The urban and rural differences in neighborhood clustering of NCDs may highlight important environmental and lifestyle risk factors for the development of hypertension, glucose impairment, obesity, and CKD. The neighborhood clustering for hypertension and glucose impairment was most pronounced in the rural settings where families tend to remain more environmentally clustered, share meals, and work in similar agricultural jobs which may all contribute to the development of such NCDs that are known to be highly associated with lifestyle [2426]. On the other hand, obesity and CKD were most clustered in the urban neighborhoods. For obesity, this urban clustering highlights the importance that urban lifestyles, which may be clustered within neighborhoods on the basis of socioeconomic status, transportation, or occupation, play in the development of obesity. In the context of CKD, living in an urban setting has been shown to be a significant risk factor, yet specific etiologies associated with the urban environment remain unknown [12]. The clustering of CKD within urban neighborhoods that we observed may be important in highlighting causes of CKD, and it further stresses that public health efforts targeting CKD must take a broad approach that includes urban planning with sanitation improvement, safe drinking water, pollution reduction, and infection control.

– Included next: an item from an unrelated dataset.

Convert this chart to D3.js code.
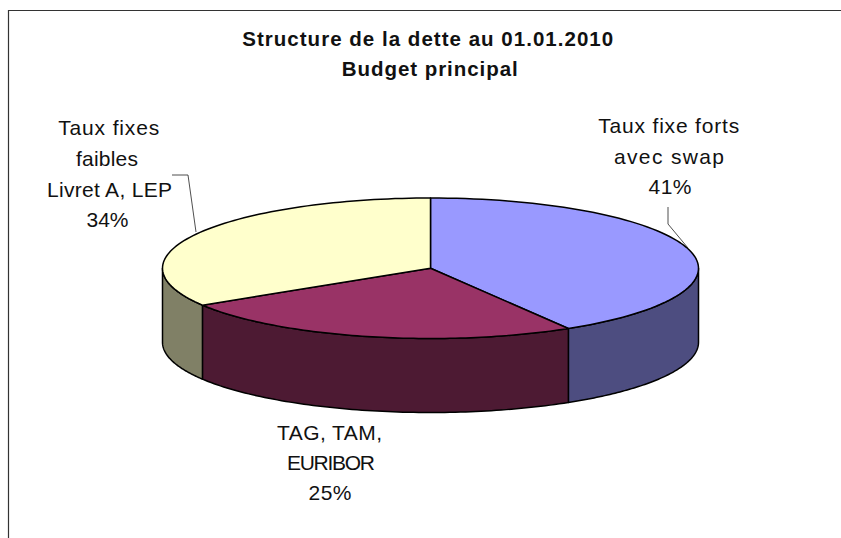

Among all measured variables, ongoing alcohol use, hypertension, a self-reported history of hypertension, and a self-reported history of HIV were most highly correlated among cluster-sampled individuals, and the latter two variables may reflect an increased awareness and/or prevalence of these conditions within certain neighborhoods. In northern Tanzania, alcohol is commonly homemade and shared among households which may in part explain the significant clustering that we observed.

To our knowledge, this is the first community-based, household-level survey to report on the neighborhood clustering of NCDs in East Africa. As such, these are the first ICC coefficients reported for hypertension, CKD, obesity, and glucose impairment in the region, and compared to reports of ICC coefficients in high-income countries there are significant differences in several of the physical and laboratory variables [2729]. Because we also measured clustering in both an urban and rural settings we were able to demonstrate important differences which may help inform future studies examining the demographic transition of NCDs in sub-Saharan Africa where rapid urbanization is occurring [30].

Despite these strengths, we also noted a few limitations. Caution must be taken when applying these estimates to other populations and settings. Although the paucity of data currently available for NCD-related measurements and outcomes may make these results useful to researchers more broadly across the region, differences in prevalence and risk factors for NCDs, particularly those that are geographic or environmental-based, mean that even NCDs can cluster at different rates within villages, neighborhoods, or households. Additionally, although we used sample-balancing approaches to address potential non-response bias, the effect of participant non-response upon these estimates is not fully known. Finally, some results, such as self-reported medical history, rely upon the subjective response of individual participants, and as such, they may be prone to recall or response bias.

Conclusion

In conclusion, we have reported on the observed neighborhood clustering for several NCDs from a community-based study in northern Tanzania. The neighborhood clustering, which varied by urban or rural setting, was substantial enough to contribute to a design effect for NCD outcomes including hypertension, CKD, obesity, and glucose impairment, and it may also highlight NCD risk factors that vary by setting. These results may help inform the design of future community-based studies or randomized controlled trials examining NCDs in the region particularly those that use cluster-sampling methods.